For centuries, Asians have revered the horn for its reputed therapeutic properties. Martin said Chinese medical books from the time of Christ mention use of the horn, which is actually matted hair.
In East Asia, ground rhino horn is taken for fevers, depression, lumbago, typhoid, skin rashes and hemorrhoids. It is rarely used as an aphrodisiac, Martin said, despite legends to the contrary.
In the 1970s, the traditional Asian demand for the horn was augmented by the Middle East oil boom. Newly wealthy Arabs in Yemen were suddenly able to afford ceremonial, rhino-horn daggers that Arabs consider a symbol of male virility.
About half the rhino horns poached in Africa now go to satisfy the Yemeni market. New daggers sell for $500 to $1,000, with antique daggers selling for $12,000 to $15,000 each, according to Peter Jenkins, a rhino expert in Kenya.
Jenkins calls the slaughter "the most appalling destruction of a large mammal in the history of mankind." While Zimbabwe fights the slaughter by attacking poachers, Jenkins is leading a drive in Kenya to herd rhinos into wildlife sanctuaries.
Meanwhile, Martin has been attacking the rhino slaughter from yet another angle - the lucrative horn market. Since 1979, he has headed an international project aimed at both outlawing the rhino trade and reducing demand for the horn.

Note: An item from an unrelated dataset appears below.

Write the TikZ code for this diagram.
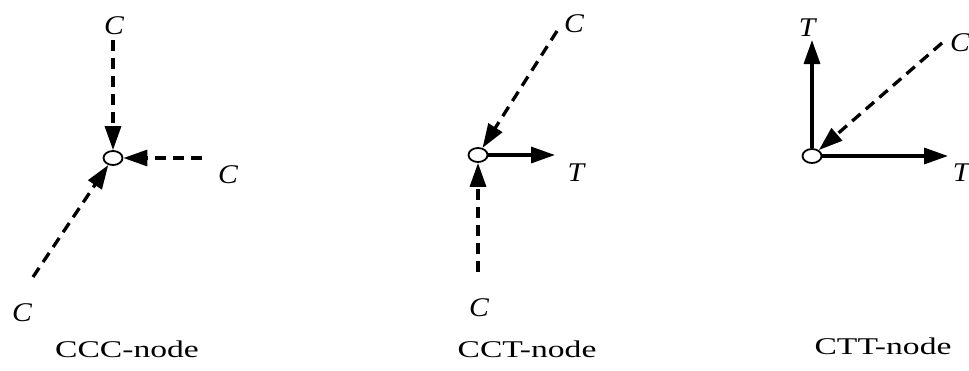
\documentclass[tikz,border=0pt]{standalone}
\usepackage{fontspec}
\setmainfont{Liberation Serif}
\usetikzlibrary{arrows.meta,shapes.geometric}
\newcommand{\widelab}[1]{\scalebox{1.1}[1]{#1}}
\newcommand{\widecap}[1]{\scalebox{1.4}[1]{#1}}
\begin{document}
\begin{tikzpicture}[x=1pt,y=-1pt,
  jn/.style={ellipse,draw,line width=1.8pt,fill=white,minimum width=19pt,minimum height=14pt,inner sep=0pt},
  lab/.style={font=\fontsize{27}{29}\selectfont\itshape,inner sep=1pt},
  caption/.style={font=\fontsize{24}{26}\selectfont},
  comp/.style={line width=3.3pt,dash pattern=on 11pt off 7pt,-{Triangle[length=24pt,width=16pt]}},
  tens/.style={line width=3.3pt,-{Triangle[length=24pt,width=16pt]}}]
\useasboundingbox (0,0) rectangle (969,370);
% Panel 1
\node[jn] (n1) at (113,158) {};
\node[lab] (c1a) at (114,26) {\widelab{C}};
\node[lab] (c1b) at (228,175) {\widelab{C}};
\node[lab] (c1c) at (22,313) {\widelab{C}};
\coordinate (s1a) at (113,40);
\coordinate (s1b) at (202,158);
\coordinate (s1c) at (33,277);
\draw[comp] (s1a) -- (n1);
\draw[comp] (s1b) -- (n1);
\draw[comp] (s1c) -- (n1);
\node[caption] (t1) at (127,349) {\widecap{CCC-node}};
% Panel 2
\node[jn] (n2) at (478,155) {};
\node[lab] (c2a) at (574,24) {\widelab{C}};
\node[lab] (t2a) at (576,173) {\widelab{T}};
\node[lab] (c2b) at (479,308) {\widelab{C}};
\coordinate (s2a) at (557,31);
\coordinate (e2t) at (555,155);
\coordinate (s2b) at (478,272);
\draw[comp] (s2a) -- (n2);
\draw[tens] (n2) -- (e2t);
\draw[comp] (s2b) -- (n2);
\node[caption] (t2) at (527,349) {\widecap{CCT-node}};
% Panel 3
\node[jn] (n3) at (812,156) {};
\node[lab] (t3a) at (807,28) {\widelab{T}};
\node[lab] (t3b) at (961,173) {\widelab{T}};
\node[lab] (c3a) at (960,43) {\widelab{C}};
\coordinate (e3a) at (812,40);
\coordinate (e3b) at (948,156);
\coordinate (s3a) at (942,43);
\draw[tens] (n3) -- (e3a);
\draw[tens] (n3) -- (e3b);
\draw[comp] (s3a) -- (n3);
\node[caption] (t3) at (883,346) {\widecap{CTT-node}};
\end{tikzpicture}
\end{document}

Martin has had some success in persuading Asian governments to ban or sharply reduce trade in rhino products - notably South Korea, Hong Kong, Macao and Taiwan. But those countries still permit old stocks of rhino horn to be sold.
Even so, Martin said, his group's efforts have helped reduce the amount of rhino horn leaving Africa from an annual average of about eight tons in the 1970s to about three tons in the mid-1980s. It takes about 350 rhinos to produce a ton of horn.
Martin's next goal is to cut the rhino-horn trade into Singapore, where both imports and exports of rhino products are still legal. He said Singapore is the world's largest port of entry for the Asian-rhino horn, with some African horn also passing through.
Together, the efforts of Zimbabwe, Kenya and Martin's group have at least slowed the rate of slaughter. Nonetheless, poachers are still killing every rhino they can find.